Protests took place in Lebanon and Egypt and the government of Morocco recalled its ambassador to the Vatican.

A statement issued by the Mujahideen Shura Council, an umbrella group led by Al-Qaeda in Iraq, said, according to Reuters, “We tell the worshipper of the cross (the Pope) that you and the West will be defeated, as is the case in Iraq, Afghanistan, Chechnya. We shall break the cross and spill the wine…. God will (help) Muslims to conquer Rome…. (May) God enable us to slit their throats, and make their money and descendants the bounty of the mujahedeen.”

On September 17 the pope issued a “statement of regret,” which did not contain an apology for what he said. “I am deeply sorry for the reactions in some countries to a few passages of my address… which were considered offensive to the sensibility of Muslims,” the pope said. “These, in fact, were a quotation from a medieval text which does not in any way express my personal thought.”

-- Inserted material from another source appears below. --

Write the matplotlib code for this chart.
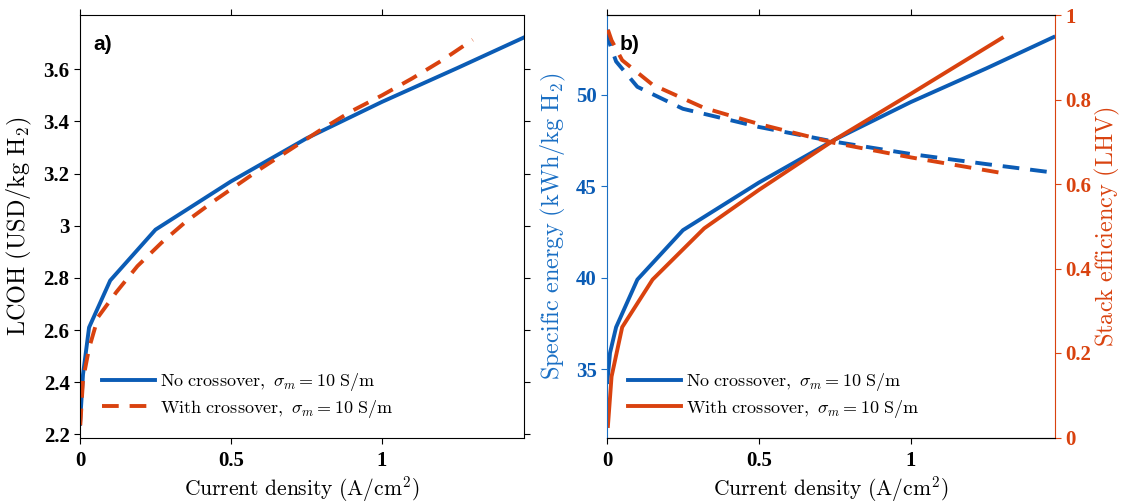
import matplotlib
matplotlib.use('Agg')
import matplotlib.pyplot as plt
from matplotlib.font_manager import FontProperties

plt.rcParams['mathtext.fontset'] = 'cm'
plt.rcParams['font.family'] = ['DejaVu Serif']

# ---------------- data ----------------
# panel a) LCOH
j_lcoh_no = [0.0, 0.01, 0.03, 0.1, 0.25, 0.5, 0.75, 1.0, 1.25, 1.47]
lcoh_no = [2.24, 2.43, 2.61, 2.79, 2.985, 3.17, 3.335, 3.475, 3.605, 3.722]
j_lcoh_x = [0.001, 0.01, 0.03, 0.06, 0.12, 0.19, 0.27, 0.35, 0.45, 0.6, 0.7,
            0.8, 0.9, 1.0, 1.1, 1.2, 1.3]
lcoh_x = [2.235, 2.41, 2.53, 2.65, 2.745, 2.845, 2.935, 3.015, 3.10, 3.22,
          3.295, 3.37, 3.44, 3.50, 3.565, 3.635, 3.713]

# panel b) specific energy (solid) and stack efficiency (dashed)
j_no = [0.001, 0.01, 0.03, 0.1, 0.25, 0.5, 0.75, 1.0, 1.25, 1.47]
se_no = [34.3, 35.9, 37.3, 39.9, 42.6, 45.2, 47.55, 49.6, 51.45, 53.15]
eff_no = [0.965, 0.93, 0.89, 0.83, 0.778, 0.735, 0.70, 0.671, 0.647, 0.627]
j_x = [0.003, 0.015, 0.05, 0.15, 0.32, 0.5, 0.75, 1.0, 1.3]
se_x = [31.9, 34.6, 37.3, 39.9, 42.7, 44.8, 47.55, 50.05, 53.1]
j_eff_x = [0.003, 0.015, 0.05, 0.15, 0.32, 0.5, 0.75, 1.0, 1.3]
eff_x = [0.965, 0.94, 0.893, 0.835, 0.78, 0.742, 0.697, 0.663, 0.626]

x_ticks = [0, 0.5, 1]
x_tick_labels = ['0', '0.5', '1']
lcoh_ticks = [2.2, 2.4, 2.6, 2.8, 3.0, 3.2, 3.4, 3.6]
lcoh_tick_labels = ['2.2', '2.4', '2.6', '2.8', '3', '3.2', '3.4', '3.6']
se_ticks = [35, 40, 45, 50]
se_tick_labels = ['35', '40', '45', '50']
eff_ticks = [0, 0.2, 0.4, 0.6, 0.8, 1.0]
eff_tick_labels = ['0', '0.2', '0.4', '0.6', '0.8', '1']

legend_labels = [r'$\mathrm{No\ crossover,}\ \sigma_m = 10\ \mathrm{S/m}$',
                 r'$\mathrm{With\ crossover,}\ \sigma_m = 10\ \mathrm{S/m}$']

# ---------------- style ----------------
BLUE = '#0b5cb5'
RED = '#d9420f'
AX_BLUE = '#1a6fc4'
AX_RED = '#d9420f'
LW = 2.8
DASH = (4.3, 2.8)
tick_fp = FontProperties(family='Liberation Serif', weight='bold', size=15)
xlab_size = 15.5
ylab_size = 17.5
leg_size = 13

W, H = 1123, 504
fig = plt.figure(figsize=(W / 100, H / 100), dpi=100)
bot, top = 437.5, 15
axA = fig.add_axes([80 / W, (H - bot) / H, 444 / W, (bot - top) / H])
axB = fig.add_axes([607 / W, (H - bot) / H, 448 / W, (bot - top) / H])
XLAB_Y = 489


def leg(ax, handles, x0_px, left_px, width_px):
    ax.legend(handles, legend_labels, loc='center left', frameon=False,
              fontsize=leg_size, handlelength=2.95, handletextpad=0.3,
              labelspacing=0.25, borderpad=0, borderaxespad=0,
              bbox_to_anchor=((x0_px - left_px) / width_px,
                              (bot - 395.5) / (bot - top)))


# ---------------- panel a ----------------
axA.plot(j_lcoh_no, lcoh_no, color=BLUE, lw=LW)
axA.plot(j_lcoh_x, lcoh_x, color=RED, lw=LW, dashes=DASH)
axA.set_xlim(0, 1.47)
axA.set_ylim(2.188, 3.808)
axA.set_xticks(x_ticks)
axA.set_xticklabels(x_tick_labels, fontproperties=tick_fp)
axA.set_yticks(lcoh_ticks)
axA.set_yticklabels(lcoh_tick_labels, fontproperties=tick_fp)
axA.tick_params(direction='out', length=4.5, width=0.8, top=True, right=True)
axA.tick_params(axis='x', pad=5.5)
axA.tick_params(axis='y', pad=3)
axA.set_xlabel(r'$\mathrm{Current\ density\ (A/cm^2)}$', fontsize=xlab_size)
axA.xaxis.set_label_coords(0.5, (bot - XLAB_Y) / (bot - top))
axA.xaxis.label.set_va('center')
axA.set_ylabel(r'$\mathrm{LCOH\ (USD/kg\ H_2)}$', fontsize=ylab_size)
axA.yaxis.set_label_coords((19 - 80) / 444, 0.5)
axA.yaxis.label.set_va('center')
axA.text((93 - 80) / 444, (bot - 44) / (bot - top), 'a)',
         transform=axA.transAxes, fontsize=15, fontweight='bold',
         family='Liberation Sans', va='center', ha='left')
leg(axA, axA.lines, 101.7, 80, 444)

# ---------------- panel b ----------------
axB2 = axB.twinx()
lb1, = axB.plot(j_no, se_no, color=BLUE, lw=LW)
lb2, = axB.plot(j_x, se_x, color=RED, lw=LW)
axB2.plot(j_no, eff_no, color=BLUE, lw=LW, dashes=DASH)
axB2.plot(j_eff_x, eff_x, color=RED, lw=LW, dashes=DASH)
axB.set_xlim(0, 1.475)
axB.set_ylim(31.27, 54.36)
axB2.set_ylim(0, 1.0)
axB.set_xticks(x_ticks)
axB.set_xticklabels(x_tick_labels, fontproperties=tick_fp)
axB.set_yticks(se_ticks)
axB.set_yticklabels(se_tick_labels, fontproperties=tick_fp, color=BLUE)
axB2.set_yticks(eff_ticks)
axB2.set_yticklabels(eff_tick_labels, fontproperties=tick_fp, color=AX_RED)
axB.tick_params(direction='out', length=4.5, width=0.8, top=True)
axB.tick_params(axis='x', pad=5.5)
axB.tick_params(axis='y', colors=AX_BLUE, labelcolor=BLUE, pad=3)
axB2.tick_params(direction='out', length=4.5, width=0.8, colors=AX_RED,
                 labelcolor=AX_RED, pad=3)
axB.spines['left'].set_color(AX_BLUE)
axB.spines['right'].set_visible(False)
axB2.spines['left'].set_visible(False)
axB2.spines['right'].set_color(AX_RED)
axB.set_xlabel(r'$\mathrm{Current\ density\ (A/cm^2)}$', fontsize=xlab_size)
axB.xaxis.set_label_coords(0.5, (bot - XLAB_Y) / (bot - top))
axB.xaxis.label.set_va('center')
axB.set_ylabel(r'$\mathrm{Specific\ energy\ (kWh/kg\ H_2)}$',
               fontsize=ylab_size, color=AX_BLUE)
axB.yaxis.set_label_coords((553 - 607) / 448, 0.5)
axB.yaxis.label.set_va('center')
axB2.set_ylabel(r'$\mathrm{Stack\ efficiency\ (LHV)}$', fontsize=ylab_size,
                color=AX_RED)
axB2.yaxis.set_label_coords((1107 - 607) / 448, 0.5)
axB2.yaxis.label.set_va('center')
axB2.yaxis.label.set_rotation(90)
axB.text((620 - 607) / 448, (bot - 44) / (bot - top), 'b)',
         transform=axB.transAxes, fontsize=15, fontweight='bold',
         family='Liberation Sans', va='center', ha='left')
leg(axB2, [lb1, lb2], 627.7, 607, 448)

fig.savefig('out.png', dpi=100)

Many Muslim figures initially said the pope’s statement was insufficient. Within a day, however, many Muslim religious leaders took their distance from the violent protests. “The pope has apologized, and that’s enough, so let’s calm down,” said Hasyim Muzadi, head of Indonesia’s largest Islamic organization, Nahdlatul Ulama, according to the September 18 New York Times. “If we remain furious the pope will be proved correct.”